> _WORK TO BE COMPLETED_: Gather the lines below that include the string "chart", copying each in full.

Code that draws figures:
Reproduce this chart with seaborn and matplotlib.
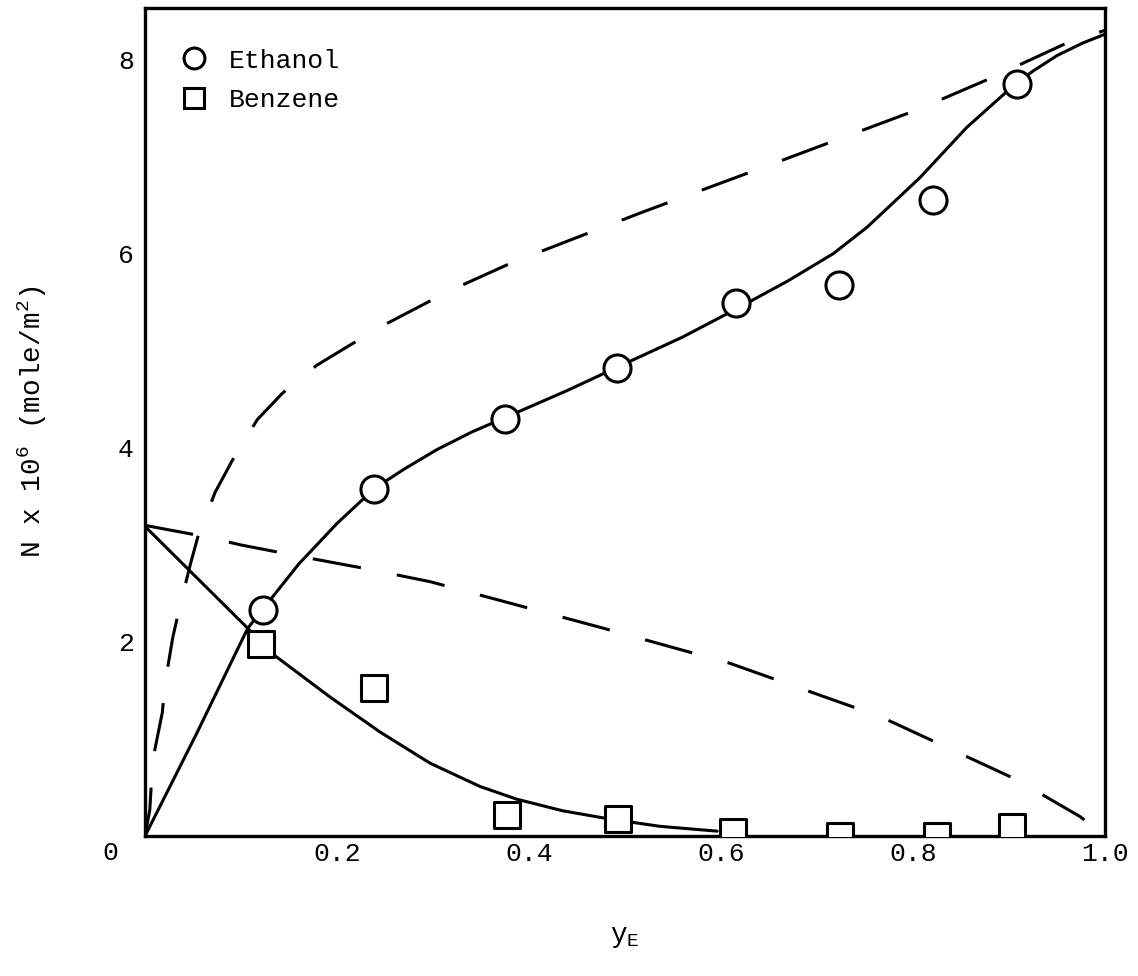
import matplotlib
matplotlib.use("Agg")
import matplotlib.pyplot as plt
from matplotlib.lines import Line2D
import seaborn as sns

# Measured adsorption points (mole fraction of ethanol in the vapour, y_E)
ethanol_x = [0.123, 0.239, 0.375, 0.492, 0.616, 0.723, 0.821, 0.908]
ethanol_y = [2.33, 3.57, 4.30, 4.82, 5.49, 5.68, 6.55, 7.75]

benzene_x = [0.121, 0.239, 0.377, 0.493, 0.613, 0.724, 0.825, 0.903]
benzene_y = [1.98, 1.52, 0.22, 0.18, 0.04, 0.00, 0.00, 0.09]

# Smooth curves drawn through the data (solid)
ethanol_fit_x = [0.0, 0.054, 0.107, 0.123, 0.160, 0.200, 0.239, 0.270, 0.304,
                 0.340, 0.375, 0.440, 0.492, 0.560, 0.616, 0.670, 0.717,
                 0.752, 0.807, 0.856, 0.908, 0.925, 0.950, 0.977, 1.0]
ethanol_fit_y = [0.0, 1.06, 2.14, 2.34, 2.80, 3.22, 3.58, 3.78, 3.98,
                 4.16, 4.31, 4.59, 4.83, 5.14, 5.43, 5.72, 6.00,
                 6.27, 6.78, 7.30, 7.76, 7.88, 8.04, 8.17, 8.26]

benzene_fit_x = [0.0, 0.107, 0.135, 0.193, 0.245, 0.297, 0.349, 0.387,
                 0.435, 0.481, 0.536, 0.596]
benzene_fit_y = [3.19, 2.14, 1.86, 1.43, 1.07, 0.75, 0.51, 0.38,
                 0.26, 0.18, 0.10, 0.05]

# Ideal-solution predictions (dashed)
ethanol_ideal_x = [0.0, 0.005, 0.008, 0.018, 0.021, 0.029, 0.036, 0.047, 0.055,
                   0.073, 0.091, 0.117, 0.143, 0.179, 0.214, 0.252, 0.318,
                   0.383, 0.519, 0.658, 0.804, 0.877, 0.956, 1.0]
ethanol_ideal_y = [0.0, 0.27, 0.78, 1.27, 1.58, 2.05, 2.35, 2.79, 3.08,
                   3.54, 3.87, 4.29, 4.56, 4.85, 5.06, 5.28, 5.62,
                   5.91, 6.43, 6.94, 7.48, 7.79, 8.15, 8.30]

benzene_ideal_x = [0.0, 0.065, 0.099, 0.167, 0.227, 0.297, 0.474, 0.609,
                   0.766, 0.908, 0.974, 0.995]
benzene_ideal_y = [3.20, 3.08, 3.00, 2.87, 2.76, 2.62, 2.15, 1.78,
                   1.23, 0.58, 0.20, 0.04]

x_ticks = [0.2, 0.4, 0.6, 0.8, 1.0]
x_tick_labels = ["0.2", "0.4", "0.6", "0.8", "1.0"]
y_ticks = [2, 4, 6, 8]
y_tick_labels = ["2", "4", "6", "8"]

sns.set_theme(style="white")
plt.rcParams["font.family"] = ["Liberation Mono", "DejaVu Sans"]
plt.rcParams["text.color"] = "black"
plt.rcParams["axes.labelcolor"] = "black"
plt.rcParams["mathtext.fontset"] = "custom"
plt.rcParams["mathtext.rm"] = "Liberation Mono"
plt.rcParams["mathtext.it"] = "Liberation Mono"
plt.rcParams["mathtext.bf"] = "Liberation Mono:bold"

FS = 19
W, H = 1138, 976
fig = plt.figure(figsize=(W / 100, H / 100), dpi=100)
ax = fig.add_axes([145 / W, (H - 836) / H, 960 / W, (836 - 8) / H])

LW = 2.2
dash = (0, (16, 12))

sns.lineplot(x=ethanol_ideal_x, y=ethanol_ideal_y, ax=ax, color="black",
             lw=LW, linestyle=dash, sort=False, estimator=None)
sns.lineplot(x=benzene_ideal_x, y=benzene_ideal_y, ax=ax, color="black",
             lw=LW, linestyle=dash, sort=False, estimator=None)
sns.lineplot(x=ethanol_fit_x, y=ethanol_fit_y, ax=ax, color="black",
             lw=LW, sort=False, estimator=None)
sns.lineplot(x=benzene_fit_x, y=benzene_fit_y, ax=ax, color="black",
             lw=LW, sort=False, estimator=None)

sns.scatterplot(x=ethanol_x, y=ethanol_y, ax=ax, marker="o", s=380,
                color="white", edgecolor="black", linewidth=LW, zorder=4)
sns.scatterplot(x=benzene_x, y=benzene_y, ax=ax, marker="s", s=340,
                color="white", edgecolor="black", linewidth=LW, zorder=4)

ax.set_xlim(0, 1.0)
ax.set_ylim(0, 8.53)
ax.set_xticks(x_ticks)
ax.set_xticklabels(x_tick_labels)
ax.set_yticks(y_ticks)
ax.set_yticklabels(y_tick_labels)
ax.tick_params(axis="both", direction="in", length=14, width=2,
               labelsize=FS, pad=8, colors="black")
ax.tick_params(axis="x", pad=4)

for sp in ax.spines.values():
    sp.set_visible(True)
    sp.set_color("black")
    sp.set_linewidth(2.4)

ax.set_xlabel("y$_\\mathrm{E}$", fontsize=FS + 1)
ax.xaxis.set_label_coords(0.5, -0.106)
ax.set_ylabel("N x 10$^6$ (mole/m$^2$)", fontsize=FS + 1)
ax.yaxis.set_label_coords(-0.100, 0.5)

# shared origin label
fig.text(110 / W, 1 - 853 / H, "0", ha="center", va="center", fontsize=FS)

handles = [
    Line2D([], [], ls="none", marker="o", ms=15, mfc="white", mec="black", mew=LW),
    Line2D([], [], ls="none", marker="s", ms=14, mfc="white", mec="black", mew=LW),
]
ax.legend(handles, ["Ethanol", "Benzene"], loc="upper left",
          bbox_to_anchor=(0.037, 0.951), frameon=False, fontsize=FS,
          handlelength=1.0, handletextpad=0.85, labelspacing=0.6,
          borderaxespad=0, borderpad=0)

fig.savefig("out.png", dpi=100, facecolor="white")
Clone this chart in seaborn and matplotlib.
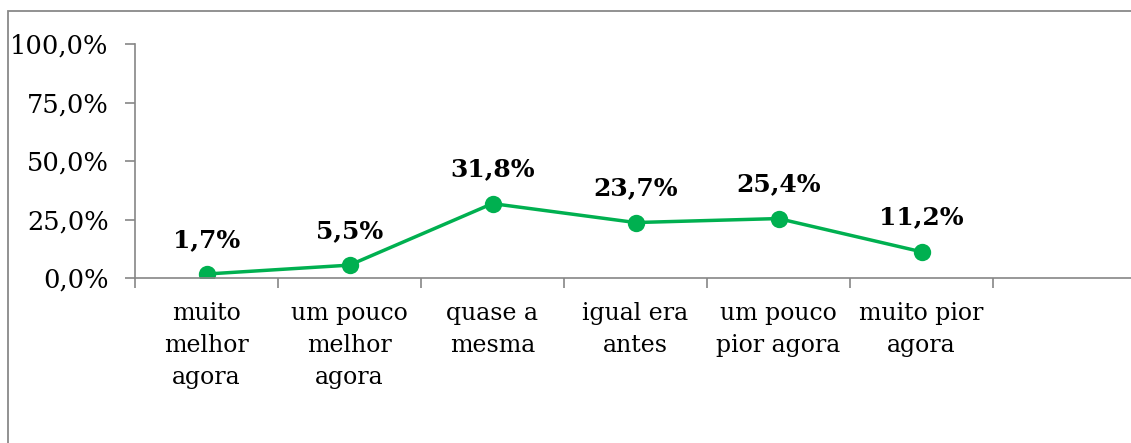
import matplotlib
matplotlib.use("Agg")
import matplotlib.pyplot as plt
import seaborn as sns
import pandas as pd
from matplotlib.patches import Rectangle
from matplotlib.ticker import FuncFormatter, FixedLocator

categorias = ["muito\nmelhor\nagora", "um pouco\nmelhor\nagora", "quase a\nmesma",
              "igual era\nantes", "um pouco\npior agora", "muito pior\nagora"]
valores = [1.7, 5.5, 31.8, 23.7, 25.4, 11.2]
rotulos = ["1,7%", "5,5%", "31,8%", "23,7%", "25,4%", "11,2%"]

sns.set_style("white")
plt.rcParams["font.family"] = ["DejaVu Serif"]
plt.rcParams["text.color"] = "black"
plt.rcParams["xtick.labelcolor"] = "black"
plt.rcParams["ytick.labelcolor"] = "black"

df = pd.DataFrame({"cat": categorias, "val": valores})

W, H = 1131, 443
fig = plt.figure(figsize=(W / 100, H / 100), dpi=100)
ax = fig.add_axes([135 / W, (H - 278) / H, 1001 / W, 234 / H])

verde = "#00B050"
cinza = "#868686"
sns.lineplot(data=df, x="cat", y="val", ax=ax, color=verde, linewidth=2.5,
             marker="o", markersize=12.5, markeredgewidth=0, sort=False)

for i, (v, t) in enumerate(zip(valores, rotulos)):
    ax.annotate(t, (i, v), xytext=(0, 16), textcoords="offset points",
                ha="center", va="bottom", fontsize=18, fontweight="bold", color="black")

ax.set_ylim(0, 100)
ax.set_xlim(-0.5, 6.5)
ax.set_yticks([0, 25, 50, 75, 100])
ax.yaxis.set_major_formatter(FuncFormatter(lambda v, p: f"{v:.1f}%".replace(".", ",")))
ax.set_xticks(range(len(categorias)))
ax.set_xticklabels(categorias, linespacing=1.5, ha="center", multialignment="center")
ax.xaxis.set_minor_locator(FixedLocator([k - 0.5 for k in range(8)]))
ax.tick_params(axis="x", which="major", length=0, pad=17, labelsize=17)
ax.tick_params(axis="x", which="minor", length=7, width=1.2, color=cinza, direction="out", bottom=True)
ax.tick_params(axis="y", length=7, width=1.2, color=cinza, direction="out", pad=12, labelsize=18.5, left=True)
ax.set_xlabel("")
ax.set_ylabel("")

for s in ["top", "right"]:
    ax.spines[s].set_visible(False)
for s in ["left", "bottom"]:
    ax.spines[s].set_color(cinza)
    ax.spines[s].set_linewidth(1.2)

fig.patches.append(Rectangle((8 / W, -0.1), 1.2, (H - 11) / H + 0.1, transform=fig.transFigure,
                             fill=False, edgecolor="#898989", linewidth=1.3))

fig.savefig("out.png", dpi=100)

> _EXERCISE OUTPUT_:
Reproduce this chart with seaborn and matplotlib.
Clone this chart in seaborn and matplotlib.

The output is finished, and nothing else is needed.